Monday, April 11, 2011

Gooding-Williams, Robert. Review of Paul S. Loeb, THE DEATH OF NIETZSCHE'S ZARATHRUSTRA. NDPR (April 2011).

Loeb, Paul S.  The Death of Nietzsche's ZarathustraCambridge: CUP, 2010.

Paul Loeb's The Death of Nietzsche's Zarathustra is a superb contribution to the philosophical scholarship on Nietzsche's notoriously most inaccessible book, Thus Spoke Zarathustra (hereafter TSZ). Through careful exegesis of some of TSZ's most complicated and densely symbolic passages, and through rigorous, critical analysis of all the important secondary literature on the thought of the eternal recurrence, Loeb's book presents an ingeniously argued and richly insightful interpretation of Nietzsche's literary fiction that pointedly and often persuasively takes issue with each of the major TSZ commentaries to have been published within the last twenty-five years or so.
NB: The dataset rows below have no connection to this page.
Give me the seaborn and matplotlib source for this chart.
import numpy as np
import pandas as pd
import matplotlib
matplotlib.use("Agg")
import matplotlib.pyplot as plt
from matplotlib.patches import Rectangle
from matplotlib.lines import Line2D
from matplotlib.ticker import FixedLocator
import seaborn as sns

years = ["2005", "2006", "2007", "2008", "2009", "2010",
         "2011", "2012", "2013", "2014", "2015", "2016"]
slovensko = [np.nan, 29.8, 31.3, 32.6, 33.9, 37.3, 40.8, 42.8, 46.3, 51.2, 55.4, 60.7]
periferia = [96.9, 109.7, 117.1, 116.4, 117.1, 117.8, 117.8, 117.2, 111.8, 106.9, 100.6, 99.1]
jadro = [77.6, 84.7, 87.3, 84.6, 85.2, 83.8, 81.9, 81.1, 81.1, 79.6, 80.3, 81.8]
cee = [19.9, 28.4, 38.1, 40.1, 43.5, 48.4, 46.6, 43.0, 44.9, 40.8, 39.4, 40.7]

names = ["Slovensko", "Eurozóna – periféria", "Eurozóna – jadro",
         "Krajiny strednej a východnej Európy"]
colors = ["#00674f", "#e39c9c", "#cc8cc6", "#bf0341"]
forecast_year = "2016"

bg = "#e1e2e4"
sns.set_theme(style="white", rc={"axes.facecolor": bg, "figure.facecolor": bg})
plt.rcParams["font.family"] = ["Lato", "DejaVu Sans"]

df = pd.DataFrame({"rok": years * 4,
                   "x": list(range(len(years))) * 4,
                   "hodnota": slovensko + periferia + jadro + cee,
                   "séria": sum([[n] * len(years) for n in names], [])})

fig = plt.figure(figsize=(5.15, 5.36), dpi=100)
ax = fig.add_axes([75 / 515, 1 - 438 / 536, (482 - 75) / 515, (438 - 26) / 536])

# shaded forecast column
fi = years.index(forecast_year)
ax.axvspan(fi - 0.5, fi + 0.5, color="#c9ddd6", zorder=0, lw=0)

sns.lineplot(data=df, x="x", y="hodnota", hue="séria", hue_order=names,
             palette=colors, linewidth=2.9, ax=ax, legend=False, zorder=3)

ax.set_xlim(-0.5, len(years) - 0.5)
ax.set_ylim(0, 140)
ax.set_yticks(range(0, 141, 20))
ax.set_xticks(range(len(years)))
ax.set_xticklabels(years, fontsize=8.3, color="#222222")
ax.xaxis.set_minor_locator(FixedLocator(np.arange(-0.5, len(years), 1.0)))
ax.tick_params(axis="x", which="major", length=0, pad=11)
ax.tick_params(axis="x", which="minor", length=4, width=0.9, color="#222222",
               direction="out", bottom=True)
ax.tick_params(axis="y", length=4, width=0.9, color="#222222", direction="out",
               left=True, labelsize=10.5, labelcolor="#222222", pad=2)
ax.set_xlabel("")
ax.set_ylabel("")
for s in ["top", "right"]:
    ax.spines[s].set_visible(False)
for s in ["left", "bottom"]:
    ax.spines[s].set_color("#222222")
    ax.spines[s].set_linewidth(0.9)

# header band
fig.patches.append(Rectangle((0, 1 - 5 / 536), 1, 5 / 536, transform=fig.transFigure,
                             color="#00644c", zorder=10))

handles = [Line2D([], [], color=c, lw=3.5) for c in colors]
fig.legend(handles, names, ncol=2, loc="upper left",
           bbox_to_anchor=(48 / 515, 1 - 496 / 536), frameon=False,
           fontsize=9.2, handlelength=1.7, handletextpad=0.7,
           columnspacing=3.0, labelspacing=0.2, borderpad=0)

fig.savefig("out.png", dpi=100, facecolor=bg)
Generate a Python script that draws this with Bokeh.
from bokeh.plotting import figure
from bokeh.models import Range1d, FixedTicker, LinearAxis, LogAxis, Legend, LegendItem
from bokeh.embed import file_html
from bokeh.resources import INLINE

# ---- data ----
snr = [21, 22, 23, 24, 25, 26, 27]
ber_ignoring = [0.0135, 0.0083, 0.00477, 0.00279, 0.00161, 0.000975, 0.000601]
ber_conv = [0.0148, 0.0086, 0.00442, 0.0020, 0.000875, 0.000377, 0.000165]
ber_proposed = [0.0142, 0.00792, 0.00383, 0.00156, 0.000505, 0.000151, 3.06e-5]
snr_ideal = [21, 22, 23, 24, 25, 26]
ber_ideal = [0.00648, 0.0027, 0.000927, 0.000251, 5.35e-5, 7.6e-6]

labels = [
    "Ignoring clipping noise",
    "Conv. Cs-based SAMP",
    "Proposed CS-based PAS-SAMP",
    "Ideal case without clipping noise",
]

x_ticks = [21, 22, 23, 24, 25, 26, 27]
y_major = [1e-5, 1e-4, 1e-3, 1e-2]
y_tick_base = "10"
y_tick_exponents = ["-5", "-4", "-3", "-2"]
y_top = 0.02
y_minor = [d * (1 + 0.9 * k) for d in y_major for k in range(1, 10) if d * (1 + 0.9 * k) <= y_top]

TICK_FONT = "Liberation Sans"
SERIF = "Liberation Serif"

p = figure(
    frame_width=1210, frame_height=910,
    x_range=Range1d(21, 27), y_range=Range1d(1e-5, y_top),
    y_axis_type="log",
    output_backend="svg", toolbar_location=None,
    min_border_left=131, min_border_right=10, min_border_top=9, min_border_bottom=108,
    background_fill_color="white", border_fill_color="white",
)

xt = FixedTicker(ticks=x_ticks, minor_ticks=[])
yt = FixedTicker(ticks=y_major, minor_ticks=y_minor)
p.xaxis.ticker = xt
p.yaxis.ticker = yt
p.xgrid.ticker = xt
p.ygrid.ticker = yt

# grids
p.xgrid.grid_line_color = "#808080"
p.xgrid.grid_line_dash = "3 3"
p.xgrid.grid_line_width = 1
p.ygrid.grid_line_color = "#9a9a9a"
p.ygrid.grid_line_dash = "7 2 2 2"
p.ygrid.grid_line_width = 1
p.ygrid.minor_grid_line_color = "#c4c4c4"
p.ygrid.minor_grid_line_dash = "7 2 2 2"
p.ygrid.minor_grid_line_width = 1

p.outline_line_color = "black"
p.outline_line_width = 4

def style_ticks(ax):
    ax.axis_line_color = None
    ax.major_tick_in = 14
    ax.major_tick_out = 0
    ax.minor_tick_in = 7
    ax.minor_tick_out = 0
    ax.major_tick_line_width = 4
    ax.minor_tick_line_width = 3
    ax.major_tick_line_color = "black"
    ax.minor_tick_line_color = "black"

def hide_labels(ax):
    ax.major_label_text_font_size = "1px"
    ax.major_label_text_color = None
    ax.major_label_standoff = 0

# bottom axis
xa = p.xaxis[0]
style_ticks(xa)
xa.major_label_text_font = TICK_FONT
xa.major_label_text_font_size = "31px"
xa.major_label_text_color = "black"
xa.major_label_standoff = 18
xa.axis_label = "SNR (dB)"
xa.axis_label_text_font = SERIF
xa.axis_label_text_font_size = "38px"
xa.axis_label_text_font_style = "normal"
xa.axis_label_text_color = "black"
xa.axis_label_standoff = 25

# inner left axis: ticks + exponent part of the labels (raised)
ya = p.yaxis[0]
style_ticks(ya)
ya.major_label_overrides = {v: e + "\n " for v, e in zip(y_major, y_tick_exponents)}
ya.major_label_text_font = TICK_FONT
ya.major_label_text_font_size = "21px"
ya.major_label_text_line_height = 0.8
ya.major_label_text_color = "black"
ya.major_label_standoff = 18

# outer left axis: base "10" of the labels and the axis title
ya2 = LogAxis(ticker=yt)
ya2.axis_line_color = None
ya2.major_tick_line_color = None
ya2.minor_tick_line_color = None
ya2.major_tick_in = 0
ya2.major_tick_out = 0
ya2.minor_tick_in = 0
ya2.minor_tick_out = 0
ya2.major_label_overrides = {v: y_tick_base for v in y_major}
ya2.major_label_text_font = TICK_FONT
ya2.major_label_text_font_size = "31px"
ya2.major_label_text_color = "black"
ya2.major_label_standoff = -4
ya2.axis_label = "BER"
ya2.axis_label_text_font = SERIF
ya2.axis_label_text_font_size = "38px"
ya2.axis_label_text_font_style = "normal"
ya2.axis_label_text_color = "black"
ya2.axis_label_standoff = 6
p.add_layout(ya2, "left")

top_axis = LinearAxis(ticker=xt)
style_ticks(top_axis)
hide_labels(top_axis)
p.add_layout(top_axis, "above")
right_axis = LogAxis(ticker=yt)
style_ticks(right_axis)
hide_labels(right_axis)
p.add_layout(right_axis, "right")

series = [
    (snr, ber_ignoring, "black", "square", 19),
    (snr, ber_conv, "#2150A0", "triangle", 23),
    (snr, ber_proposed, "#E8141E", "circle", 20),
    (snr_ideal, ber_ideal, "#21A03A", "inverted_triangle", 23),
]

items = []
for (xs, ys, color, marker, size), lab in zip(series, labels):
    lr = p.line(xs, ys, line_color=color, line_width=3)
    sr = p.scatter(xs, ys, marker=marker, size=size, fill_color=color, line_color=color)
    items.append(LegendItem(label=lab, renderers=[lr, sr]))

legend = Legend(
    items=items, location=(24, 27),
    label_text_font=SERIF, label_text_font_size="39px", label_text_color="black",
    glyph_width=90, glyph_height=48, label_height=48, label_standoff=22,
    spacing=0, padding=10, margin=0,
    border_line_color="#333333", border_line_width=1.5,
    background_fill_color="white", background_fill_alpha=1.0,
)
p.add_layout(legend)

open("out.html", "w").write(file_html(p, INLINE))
Loeb's central project is twofold: first, to advance a "performative understanding" of the "clue" Nietzsche offers his readers for interpreting TSZ -- namely, that the thought of eternal recurrence is the book's fundamental conception[2]; and second, to rely on that clue to solve four of TSZ's most prominent "riddles" or "interpretive difficulties" (1, 6).

By "performative understanding," Loeb has in mind the thesis that the narrative of TSZ embodies and enacts the thought of recurrence and, more specifically, that it displays "the unconditioned and endlessly repeated circular course of Zarathustra's life" (2). On the basis of this understanding, the riddles Loeb purports to solve include 1) the question of the relative significance of Parts III and IV of TSZ; 2) the difficulty of making sense of the various dreams, visions, allegories, and symbols that animate TSZ; 3) the problem of understanding the relationship between Nietzsche's notion of eternal recurrence and his concepts of the superhuman and the will to power; and, finally, the issue of whether the thought of recurrence is to be understood as a thought of total, unconditional affirmation, or as a selective thought that excludes the recurrence of the so-called "small man."